When writing the conditional probability $P(A|B)$, which is interpreted to be that given $B$ what is the probability of observing $A$, can one also claim that this says the probability of observing $A$ being caused by $B$, i.e., is there a causal connection between $B$ and $A$?
Thanks!
On
No, not at all. Consider, $B$="the flagpole's shadow is very short", $A$="the sun is high in the sky".
$P(A \mid B)$ could be very high, but $B$ does not cause $A$.
Here's another example that I believe is due to R.A. Fisher (but I may be wrong about that). Let $A$="you get lung cancer" and $B$="you smoke heavily". We know that $P(A \mid B)$ is quite high and are quite confident that $B$ in fact causes $A$.
But the causal claim doesn't follow from the high conditional probability alone. For suppose that $A$ and $B$ are causally unrelated but that $C$ is a common cause of both $A$ and $B$. For example, $C$ could be "you have a gene that causes both a strong desire to smoke and lung cancer." Then, given $B$, it's highly likely (we suppose) that $C$ is operative, and hence that $A$ occurs. So $P(A \mid B)$ is high. But, by assumption, $B$ and $A$ do not influence each other casually.
On
Good news - there's a positive answer to a perhaps not totally unrelated question below.
We know the definition of $P(A|B)$. For this to imply anything about causation you need to first give a precise mathematical definition of "$B$ caused $A$"...
Now, material implication is not causation (in fact the fact that material implication says nothing about causation is why it sometimes seems somehow "wrong" to beginners). But it does have a nice simple precise definition.

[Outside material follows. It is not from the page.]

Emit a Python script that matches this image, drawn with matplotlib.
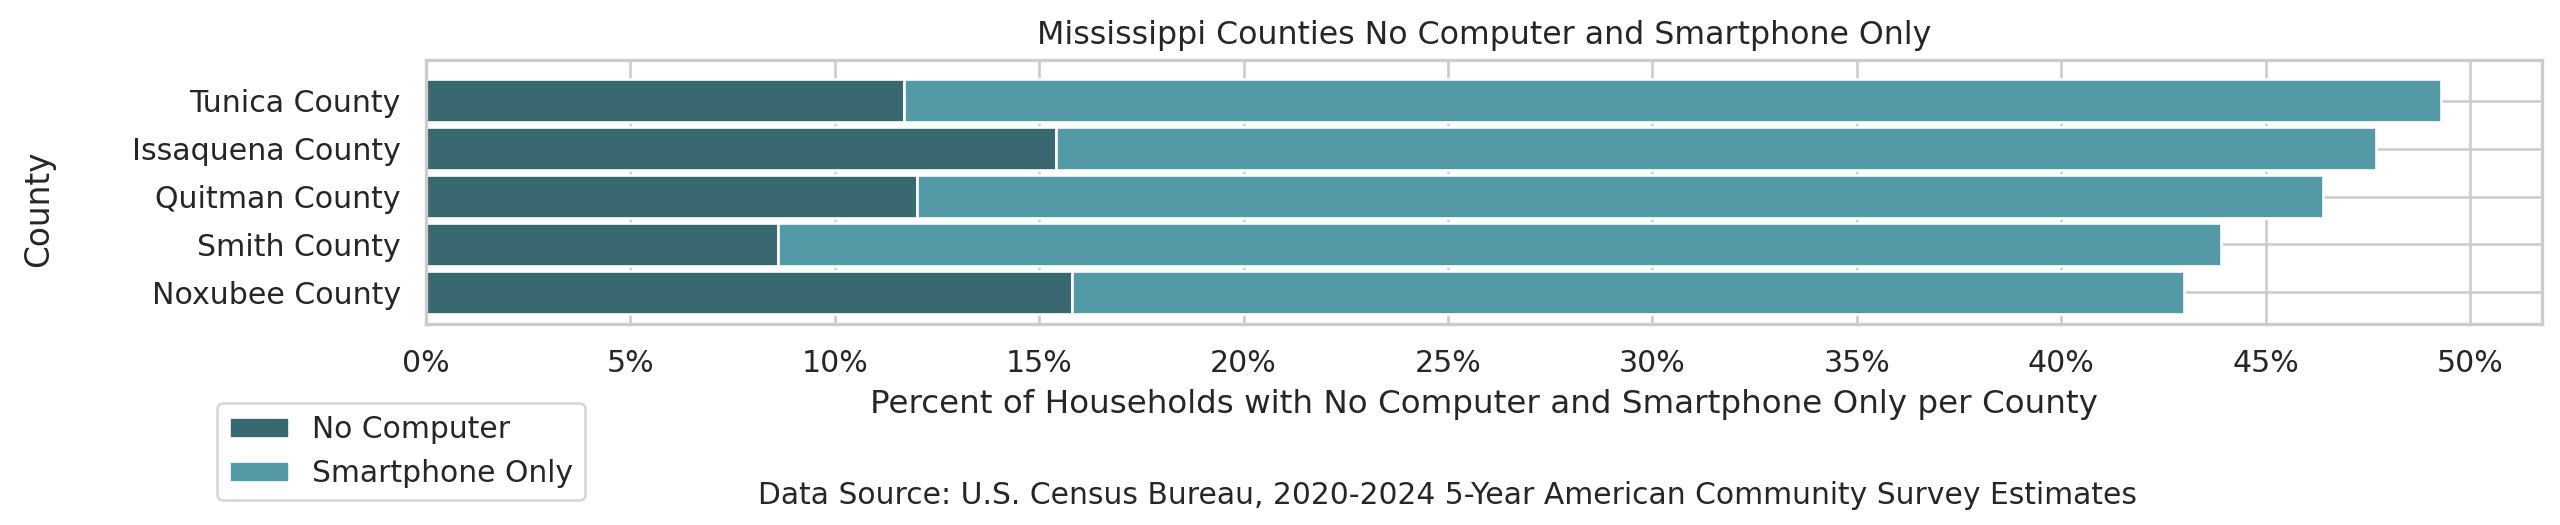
import matplotlib
matplotlib.use("Agg")
import matplotlib.pyplot as plt
import seaborn as sns
import numpy as np
from matplotlib.ticker import PercentFormatter, MultipleLocator

counties = ["Tunica County", "Issaquena County", "Quitman County", "Smith County", "Noxubee County"]
no_computer = [11.7, 15.4, 12.0, 8.6, 15.8]
smartphone_only = [37.6, 32.3, 34.4, 35.3, 27.2]
series_labels = ["No Computer", "Smartphone Only"]

title = "Mississippi Counties No Computer and Smartphone Only"
xlabel = "Percent of Households with No Computer and Smartphone Only per County"
ylabel = "County"
source = "Data Source: U.S. Census Bureau, 2020-2024 5-Year American Community Survey Estimates"

sns.set_theme(style="whitegrid")
plt.rcParams['font.family'] = ['DejaVu Sans']

DPI = 190
fig = plt.figure(figsize=(2560 / DPI, 525 / DPI), dpi=DPI)
ax = fig.add_axes([0.1664, 0.3829, 0.993 - 0.1664, 0.8857 - 0.3829])

dark = "#3a6870"
light = "#5399a6"
y = np.arange(len(counties))
nc = np.array(no_computer)
sp = np.array(smartphone_only)
ax.barh(y, nc, height=0.88, color=dark, edgecolor="white", linewidth=1.0, label=series_labels[0])
ax.barh(y, sp, left=nc, height=0.88, color=light, edgecolor="white", linewidth=1.0, label=series_labels[1])

ax.set_yticks(y)
ax.set_yticklabels(counties)
ax.set_ylim(len(counties) - 1 + 0.656, -0.844)
totals = nc + sp
ax.set_xlim(0, totals.max() * 1.05)
ax.xaxis.set_major_locator(MultipleLocator(5))
ax.xaxis.set_major_formatter(PercentFormatter(xmax=100, decimals=0))
ax.tick_params(axis="both", labelsize=11.4)

ax.set_title(title, fontsize=12)
ax.set_xlabel(xlabel, fontsize=12.3)
ax.set_ylabel(ylabel, fontsize=12.4, labelpad=29)
ax.yaxis.label.set_y(0.435)

for s in ax.spines.values():
    s.set_edgecolor("#cccccc")

ax.legend(loc="upper left", bbox_to_anchor=(217 / 2560, 1 - 403 / 525),
          bbox_transform=fig.transFigure, borderaxespad=0, fontsize=11.3)

fig.text(1448 / 2560, 1 - 495 / 525, source, ha="center", va="center", fontsize=11.3, color="#262626")

fig.savefig("out.png", dpi=DPI)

One might plausibly define the event $B\implies A$ by $$B\implies A=\{\omega\in\Omega:\omega\in B\implies\omega\in A\}.$$
(In other words: That definition says that $B\implies A$ is the set of $\omega$ such that $\omega\in A$ or $\omega\notin B$, or $$(B\implies A)=A\cup(\Omega\setminus B).)$$
And then it turns out that if $P(A|B)$ is large it does follow that $P(B\implies A)$ is large.
Note that the complement of $B\implies A$ is just $B\setminus A$. So $$1-P(B\implies A)=(P(B)-P(A\cap B))=P(B)(1-P(A|B))\le1-P(A|B).$$Proving
Ullrich's Astounding Theorem If $P(B)>0$ then $P(B\implies A)\ge P(A|B)$.
Consider $B$ being "a person was breathing this morning" and $A$ being "that person is dead".
$P(A \mid B)$ is the probability that the person died having been breathing earlier in the day. This is likely to be a small but nonzero number, approximately equal to the probability that a random person dies on any given day.
Nonetheless, you'd probably not want to conclude that breathing leads to death in any meaningful way. (Indeed, a better conclusion is that not breathing leads to death!)